CEI’s Battered Business Bureau: The Week in Regulation
Two new economically significant regulations last week will impose more than half a billion dollars in compliance costs on the economy. The additional 57 regulations agencies finalized last week will hopefully be less impactful.
On to the data:
- Last week, 59 new final regulations were published in the Federal Register. There were 79 new final rules the previous week.
- That’s the equivalent of a new regulation every 2 hours and 51 minutes.
- So far in 2014, 868 final regulations have been published in the Federal Register. At that pace, there will be a total of 3,100 new regulations this year. This would be the lowest total in decades; this will likely change as the year goes on.
- Last week, 1,766 new pages were added to the Federal Register.
- Currently at 20,727 pages, the 2014 Federal Register is on pace for 74,025 pages, which would be the lowest total since 2009.
- Rules are called “economically significant” if they have costs of $100 million or more in a given year. 12 such rules have been published so far this year, two of them in the past week.
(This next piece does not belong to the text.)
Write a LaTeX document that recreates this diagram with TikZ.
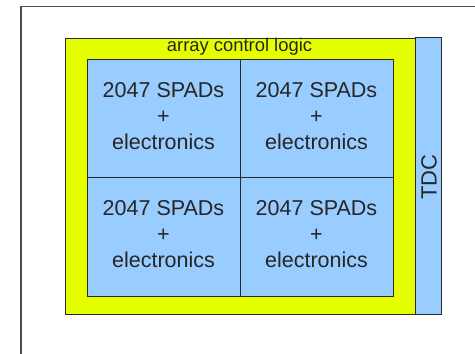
\documentclass[tikz,border=0pt]{standalone}
\usepackage{fontspec}
\setmainfont{Liberation Sans}
\definecolor{chipyellow}{RGB}{230,255,0}
\definecolor{cellblue}{RGB}{153,204,255}
\definecolor{edge}{RGB}{40,40,40}
\begin{document}
\begin{tikzpicture}[x=1pt,y=-1pt,
  box/.style={draw=edge,line width=1pt,inner sep=0pt,outer sep=0pt,anchor=north west},
  celltext/.style={font=\fontsize{21.5}{26}\selectfont,align=center,text=black!85}]
\useasboundingbox (0,0) rectangle (475,354);
\fill[white] (0,0) rectangle (475,354);
\draw[draw=black!70,line width=1.5pt] (21,360) -- (21,6.5) -- (476,6.5);
% array control logic
\node[box,fill=chipyellow,minimum width=350pt,minimum height=276pt] (acl) at (65,38) {};
\node[font=\fontsize{18.4}{20}\selectfont,text=black!85] (acltext) at (239.5,47) {array control logic};
% TDC
\node[box,fill=cellblue,minimum width=26pt,minimum height=277pt] (tdc) at (415,37) {};
\node[font=\fontsize{22}{24}\selectfont,rotate=90,text=black!85] (tdctext) at (429,177) {TDC};
% cells
\node[box,fill=cellblue,minimum width=153pt,minimum height=118pt] (c11) at (87,59) {};
\node[box,fill=cellblue,minimum width=153pt,minimum height=118pt] (c12) at (240,59) {};
\node[box,fill=cellblue,minimum width=153pt,minimum height=119pt] (c21) at (87,177) {};
\node[box,fill=cellblue,minimum width=153pt,minimum height=119pt] (c22) at (240,177) {};
\node[celltext] (t11) at (163.5,116) {2047 SPADs\\+\\electronics};
\node[celltext] (t12) at (316.5,116) {2047 SPADs\\+\\electronics};
\node[celltext] (t21) at (163.5,234) {2047 SPADs\\+\\electronics};
\node[celltext] (t22) at (316.5,234) {2047 SPADs\\+\\electronics};
\end{tikzpicture}
\end{document}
- The total estimated compliance costs of 2014’s economically significant regulations currently ranges from $1.64 billion to $2.01 billion. They also affect several billion dollars of government spending.
- Seventy-seven final rules meeting the broader definition of “significant” have been published so far this year.
- So far in 2014, 184 new rules affect small businesses; 26 of them are classified as significant.
Highlights from selected final rules published last week:
- A new regulation requiring all new cars to have rearview cameras installed by 2018 garnered national attention last week, not least because it will add $132 to $142 to the cost of low-end cars; consumers on the lower end of the socio-economic spectrum are not happy. The National Highway Traffic Safety Administration estimates compliance costs of $546 million to $620 million.
- The week’s other economically significant rule comes from OSHA, which issued new safety standards for electrical equipment. It will have compliance costs of $47.1 to $49.5 million. The rule meets the $100 million economically significant threshold because OSHA multiplied an arbitrary estimate of lives saved and an arbitrary dollar value for each of those lives, plus an estimated number of prevented injuries and an arbitrary dollar value for each injury. That pushes its estimated benefits to $179.2 million per year.
- The FDA approved the use of spirulina extract as food coloring. Spirulina extract is dried cyanobacteria, and is popular among health food enthusiasts.
- The lesser prairie-chicken is now a threatened species.
- The Mazama pocket gopher is neither a threatened nor endangered species, but three of its subspecies are the unwitting recipients of more than 1,600 acres of critical habitat in Washington State.
- In 2011, the federal government issued a Christmas Tree Promotion, Research, and Information Order. As part of the Order, and also to make Adam Smith roll over in his grave, Christmas trees will now be taxed in order to increase demand for them.